--- Start Provided data ---

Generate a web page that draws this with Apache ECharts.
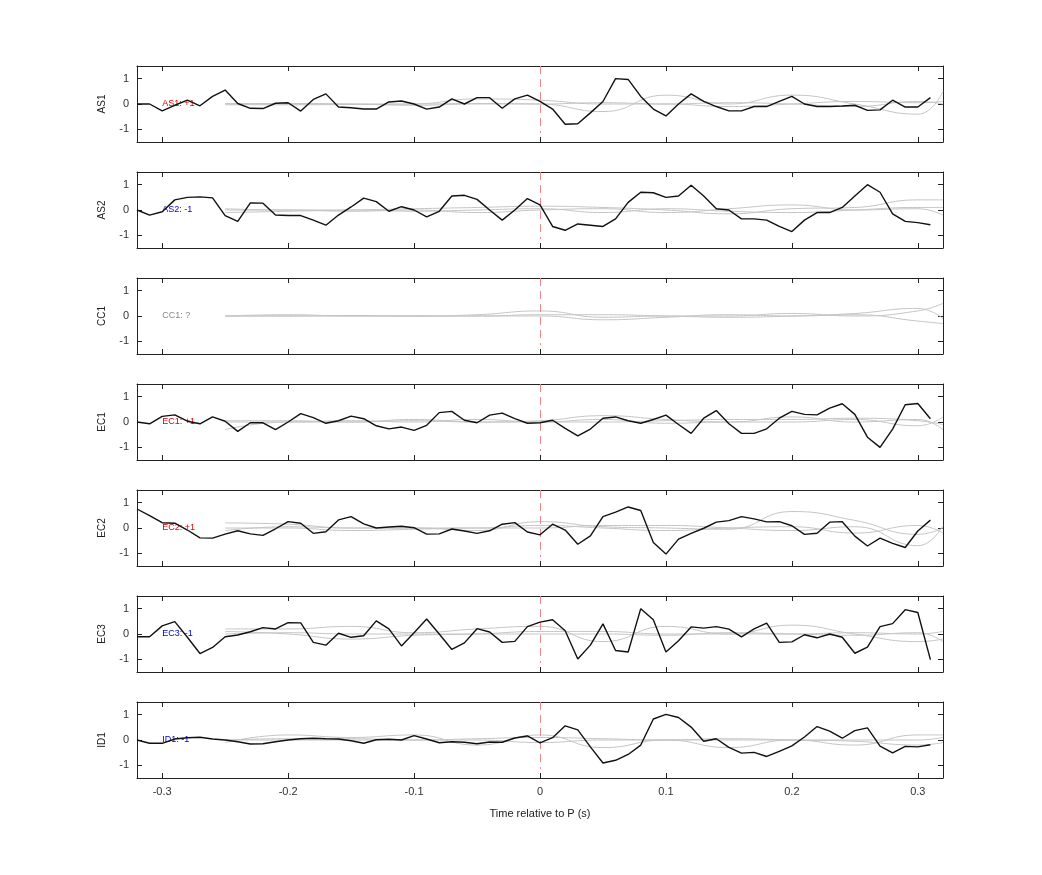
<!DOCTYPE html>
<html>
<head>
<meta charset="utf-8">
<title>Stations</title>
<style>
html,body,#main{margin:0;padding:0;width:1042px;height:875px;background:#fff}
</style>
</head>
<body>
<div id="main"></div>
<script src="https://cdn.jsdelivr.net/npm/echarts@6/dist/echarts.min.js"></script>
<script>
var stations = ['AS1', 'AS2', 'CC1', 'EC1', 'EC2', 'EC3', 'ID1'];
var tags = ['AS1: +1', 'AS2: -1', 'CC1: ?', 'EC1: +1', 'EC2: +1', 'EC3: -1', 'ID1: -1'];
var tagColors = ['#e00000', '#0000d0', '#888888', '#e00000', '#e00000', '#0000d0', '#0000d0'];
var xTicks = [-0.3, -0.2, -0.1, 0, 0.1, 0.2, 0.3];
var yTicks = [-1, 0, 1];

// black trace times: -0.32 .. 0.31 step 0.01
var times = [];
for (var k = -32; k <= 31; k++) times.push(k / 100);

var as1 = [0,0,-0.27,-0.05,0.15,-0.07,0.3,0.55,0.02,-0.17,-0.18,0.03,0.05,-0.28,0.18,0.4,-0.12,-0.15,-0.2,-0.2,0.08,0.12,0,-0.2,-0.12,0.2,0,0.25,0.25,-0.17,0.2,0.35,
  0.1,-0.2,-0.8,-0.78,-0.35,0.1,1.0,0.97,0.3,-0.2,-0.47,0,0.4,0.1,-0.1,-0.27,-0.27,-0.1,-0.1,0.1,0.3,0,-0.1,-0.1,-0.08,-0.05,-0.25,-0.23,0.15,-0.12,-0.12,0.25];
var as2 = [0,-0.2,-0.07,0.4,0.5,0.52,0.48,-0.22,-0.45,0.28,0.27,-0.2,-0.22,-0.22,-0.4,-0.6,-0.2,0.12,0.47,0.33,-0.05,0.13,0,-0.27,-0.05,0.55,0.58,0.42,0,-0.4,0,0.45,
  0.2,-0.65,-0.8,-0.55,-0.6,-0.65,-0.35,0.3,0.7,0.68,0.5,0.55,0.98,0.55,0.05,0,-0.35,-0.35,-0.4,-0.65,-0.85,-0.4,-0.1,-0.1,0.1,0.55,1.0,0.7,-0.15,-0.45,-0.5,-0.58];
var cc1 = null;
var ec1 = [0,-0.07,0.22,0.28,0.03,-0.07,0.2,0.03,-0.37,-0.03,-0.03,-0.3,0,0.33,0.17,-0.05,0.05,0.23,0.13,-0.15,-0.27,-0.2,-0.33,-0.13,0.37,0.42,0.07,-0.03,0.27,0.35,0.13,-0.05,
  -0.03,0.07,-0.25,-0.55,-0.28,0.15,0.2,0.05,-0.05,0.1,0.27,-0.1,-0.45,0.15,0.45,-0.07,-0.45,-0.45,-0.27,0.15,0.42,0.3,0.28,0.55,0.72,0.3,-0.6,-1.0,-0.28,0.68,0.73,0.13];
var ec2 = [0.75,0.49,0.21,0.19,-0.08,-0.39,-0.4,-0.24,-0.11,-0.23,-0.29,-0.03,0.25,0.19,-0.21,-0.15,0.32,0.45,0.16,0,0.04,0.07,0.01,-0.24,-0.23,-0.04,-0.12,-0.21,-0.11,0.15,0.21,-0.16,
  -0.27,0.15,-0.08,-0.64,-0.31,0.45,0.63,0.83,0.69,-0.57,-1.03,-0.44,-0.21,-0.01,0.23,0.29,0.45,0.36,0.24,0.25,0.09,-0.25,-0.21,0.23,0.25,-0.32,-0.71,-0.4,-0.61,-0.77,-0.12,0.31];
var ec3 = [-0.11,-0.11,0.32,0.49,-0.13,-0.77,-0.53,-0.11,-0.04,0.09,0.25,0.2,0.45,0.44,-0.33,-0.44,0.03,-0.13,-0.07,0.52,0.2,-0.47,0.05,0.59,0,-0.61,-0.35,0.21,0.08,-0.33,-0.29,0.29,
  0.47,0.56,0.13,-0.99,-0.44,0.4,-0.65,-0.71,1.0,0.56,-0.71,-0.27,0.28,0.23,0.29,0.19,-0.11,0.2,0.43,-0.33,-0.31,-0.03,-0.15,0,-0.13,-0.76,-0.52,0.29,0.41,0.96,0.85,-1.01];
var id1 = [0,-0.13,-0.13,0.04,0.09,0.11,0.04,0,-0.07,-0.16,-0.15,-0.07,0,0.05,0.07,0.05,0.04,-0.03,-0.13,0.01,0.03,0,0.17,0.04,-0.11,-0.07,-0.09,-0.15,-0.08,-0.09,0.08,0.16,
  -0.11,0.09,0.56,0.4,-0.27,-0.91,-0.8,-0.57,-0.2,0.83,1.01,0.89,0.51,-0.05,0.05,-0.29,-0.52,-0.49,-0.65,-0.45,-0.23,0.12,0.53,0.35,0.07,0.37,0.48,-0.24,-0.51,-0.25,-0.27,-0.19];
var traces = [as1, as2, cc1, ec1, ec2, ec3, id1];

// gray predicted waveforms, coarse knots
var gTimes = [-0.25,-0.2,-0.15,-0.1,-0.05,0,0.05,0.1,0.15,0.2,0.25,0.3,0.32];
var grays = [
  [[0,0,0,0,0.02,0,-0.3,0.35,0,0.35,0,-0.4,0.5],[-0.03,-0.03,-0.02,0,0.2,0.15,0,0,-0.1,0,0.1,0.05,0.1],[0.02,0.02,0,-0.05,0,0,0.05,0,0.05,0,-0.1,0.1,0]],
  [[-0.1,-0.05,0,0.05,0.1,0.15,0.1,0,-0.15,0.05,0.1,0.4,0.4],[0,0,-0.05,0,-0.1,0,0.05,-0.1,0.05,0.2,0,0.05,-0.2],[0.05,0,0,-0.05,0,0.05,-0.1,0.05,-0.05,-0.1,0,0.1,0.1]],
  [[0,0,0,0,0.05,0.2,-0.05,0,0,0.1,0,0.2,0.5],[0,0.05,0,0,0,0,-0.15,-0.05,0.05,0,0.05,-0.2,-0.3],[0,0,0.02,0,0,0.05,0.05,0,-0.05,0,0.1,0.3,-0.1]],
  [[-0.3,0,0,0.05,0,0.05,0.25,0.1,0,0.2,0,0.1,-0.3],[0.05,0.05,0,0.1,0,0,0,0.05,0.1,0.1,0.15,0.05,-0.1],[0,0,0.05,0,0.1,0,0.1,-0.05,0,0,0.1,-0.15,0.2]],
  [[0.2,0.15,0,0,-0.1,0.25,0.05,0,-0.05,0.65,0.3,-0.25,0],[0,0,-0.1,-0.05,0,0,0.1,0.1,0,-0.1,0.05,-0.7,0.1],[-0.1,0.05,0,0,0,0.1,0,-0.1,0,0.05,-0.2,0.1,-0.2]],
  [[0.2,0.2,0.3,0.05,0.2,0.3,-0.3,0.3,0,0.35,0,-0.3,-0.2],[0.1,0,-0.2,-0.05,0,0.1,0.1,0,0,0,0.05,0,0.1],[0,0.05,0,0,0,0,0,-0.05,0.05,0,-0.05,0.05,-0.3]],
  [[-0.1,0.2,0.1,0.2,-0.2,0.2,-0.3,0,-0.3,0,-0.2,0.2,0.2],[0,0,0,0,0.05,0.1,0.05,0,0,0,0,0,0.1],[0,0.05,0.05,0,0,-0.1,0,0,0.05,0,-0.05,-0.2,-0.1]]
];

function zip(xs, ys) { return xs.map(function (x, i) { return [x, ys[i]]; }); }

var font = 'Liberation Sans, Arial, sans-serif';
var grid = [], xAxis = [], yAxis = [], series = [];
stations.forEach(function (name, i) {
  grid.push({ left: 137, width: 806, top: 66 + 106 * i, height: 76 });
  var last = i === stations.length - 1;
  [false, true].forEach(function (top) {
    xAxis.push({
      type: 'value', gridIndex: i, min: -0.32, max: 0.32, position: top ? 'top' : 'bottom',
      axisLine: { show: true, onZero: false, lineStyle: { color: '#222', width: 1 } },
      axisTick: { show: true, inside: true, length: 5, customValues: xTicks, lineStyle: { color: '#222' } },
      axisLabel: { show: last && !top, customValues: xTicks, color: '#333', fontSize: 11, fontFamily: font, margin: 8 },
      splitLine: { show: false },
      name: (last && !top) ? 'Time relative to P (s)' : '', nameLocation: 'middle', nameGap: 30,
      nameTextStyle: { color: '#222', fontSize: 11, fontFamily: font }
    });
    yAxis.push({
      type: 'value', gridIndex: i, min: -1.5, max: 1.5, position: top ? 'right' : 'left',
      axisLine: { show: true, onZero: false, lineStyle: { color: '#222', width: 1 } },
      axisTick: { show: true, inside: true, length: 5, customValues: yTicks, lineStyle: { color: '#222' } },
      axisLabel: { show: !top, customValues: yTicks, color: '#333', fontSize: 11, fontFamily: font, margin: 8 },
      splitLine: { show: false },
      name: top ? '' : name, nameLocation: 'middle', nameGap: 30, nameRotate: 90,
      nameTextStyle: { color: '#222', fontSize: 10, fontFamily: font }
    });
  });
  grays[i].forEach(function (g) {
    series.push({
      type: 'line', xAxisIndex: 2 * i, yAxisIndex: 2 * i, data: zip(gTimes, g), smooth: 0.5,
      showSymbol: false, silent: true, lineStyle: { color: '#c4c4c4', width: 1 }
    });
  });
  series.push({
    type: 'line', xAxisIndex: 2 * i, yAxisIndex: 2 * i, data: traces[i] ? zip(times, traces[i]) : [],
    showSymbol: false, silent: true, lineStyle: { color: '#111', width: 1.4 }, z: 5,
    markLine: {
      silent: true, symbol: 'none', label: { show: false },
      lineStyle: { color: '#e88', type: [8, 5], width: 1 },
      data: [[{ coord: [0, 1.5] }, { coord: [0, -1.15] }]]
    },
    markPoint: {
      silent: true, symbol: 'circle', symbolSize: 0,
      data: [{ coord: [-0.3, 0], label: { show: true, position: 'right', distance: 0, formatter: tags[i],
        color: tagColors[i], fontSize: 9, fontFamily: font } }]
    }
  });
});

var chart = echarts.init(document.getElementById('main'));
chart.setOption({ animation: false, grid: grid, xAxis: xAxis, yAxis: yAxis, series: series });
</script>
</body>
</html>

--- End Provided data ---

> What is required:
Only the lines from the top of the data through the line with "for (var k = -32;" should be quoted, exactly and with both ends kept; skip the pictures.

> Exercise solution:
Generate a web page that draws this with Apache ECharts.
<!DOCTYPE html>
<html>
<head>
<meta charset="utf-8">
<title>Stations</title>
<style>
html,body,#main{margin:0;padding:0;width:1042px;height:875px;background:#fff}
</style>
</head>
<body>
<div id="main"></div>
<script src="https://cdn.jsdelivr.net/npm/echarts@6/dist/echarts.min.js"></script>
<script>
var stations = ['AS1', 'AS2', 'CC1', 'EC1', 'EC2', 'EC3', 'ID1'];
var tags = ['AS1: +1', 'AS2: -1', 'CC1: ?', 'EC1: +1', 'EC2: +1', 'EC3: -1', 'ID1: -1'];
var tagColors = ['#e00000', '#0000d0', '#888888', '#e00000', '#e00000', '#0000d0', '#0000d0'];
var xTicks = [-0.3, -0.2, -0.1, 0, 0.1, 0.2, 0.3];
var yTicks = [-1, 0, 1];

// black trace times: -0.32 .. 0.31 step 0.01
var times = [];
for (var k = -32; k <= 31; k++) times.push(k / 100);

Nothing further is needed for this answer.